Below are a selection of tutorials to get you started. For a complete list of tutorials, please see Confluence User Guide.
- Working with pages overview
- Creating new pages and adding a page using a template
- Editing an existing page
- Working with page families - changing a parent page, creating children, viewing page families, etc.
When starting ANY website as with any document or presentation, it is extremely important to take some time to figure out how you want to organize the content. If you have a wiki-master (aka wiki administrator), then they may have already done this for your wiki site. Confluence has useful guides on this topic:
- Organizing pages hierarchically (parents and children): This is particularly useful if you want to group related content, for example, chapters in a user guide/manual, committee material, topical expertise, etc.
- Page restrictions (security for viewing/editing pages) may be placed on a single page or a group of pages. If security is placed on the parent page, all children inherit the security placed on its parent page.
- Add a table of contents at the top of to help users navigate content to major headings/subheadings. For example:
- Use wiki headings and subheadings to group major ideas (e.g., h1, h2, h3, etc.)

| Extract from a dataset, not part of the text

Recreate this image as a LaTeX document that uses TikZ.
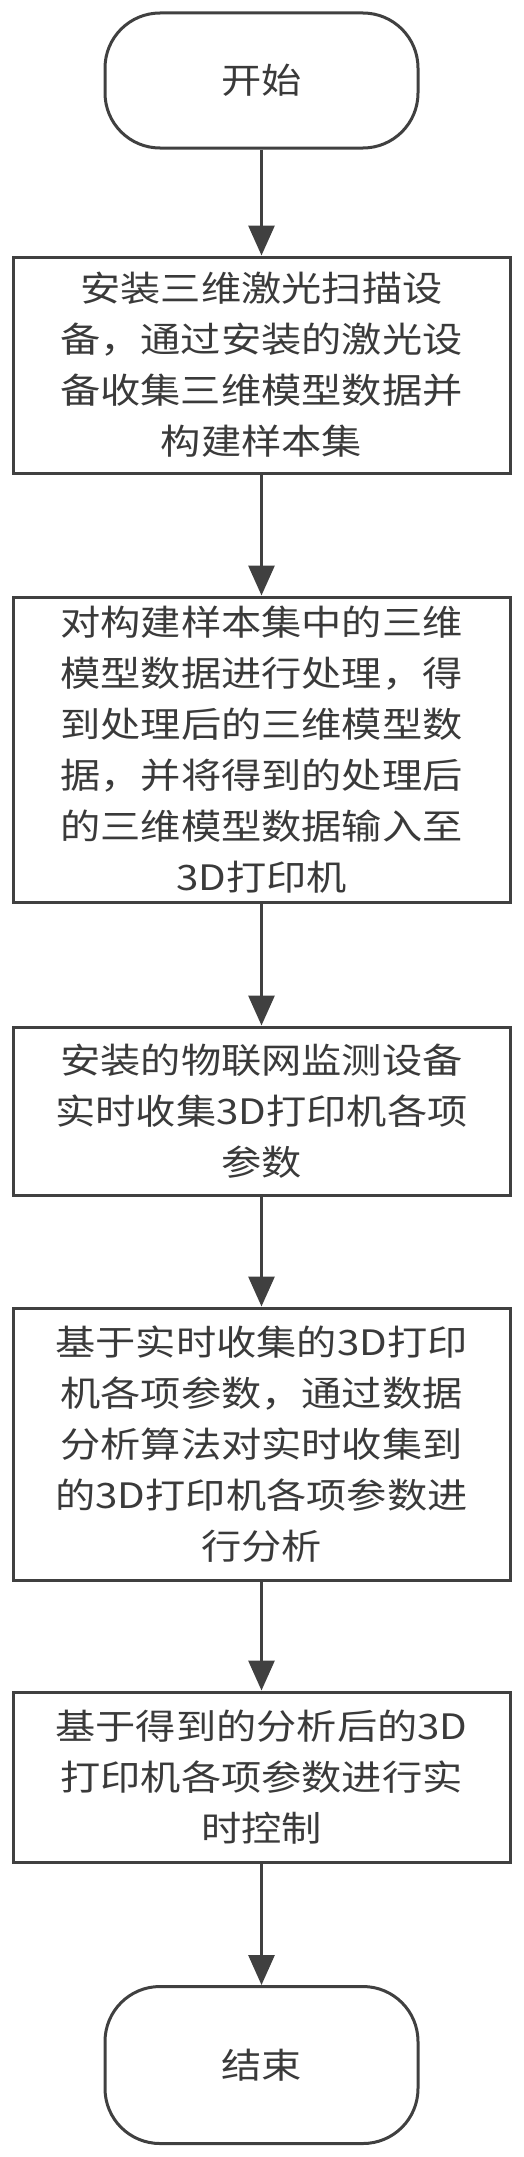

- Write for the Web. Keep ideas on target and in digestable chunks.
- White space is okay.
- Integrate images and rich media to enhance message and content.
- Add labels to categorize content. For example, as our DC/SLA Communications Committee builds a 2009 conference wiki, we are adding information about local area attractions such as theatre performances at the Kennedy Center. Useful labels might include the following: theatre, performances, distance_1-3_miles. These labels can be used a variety of ways including an ability to create a dynamic search for our wiki visitors.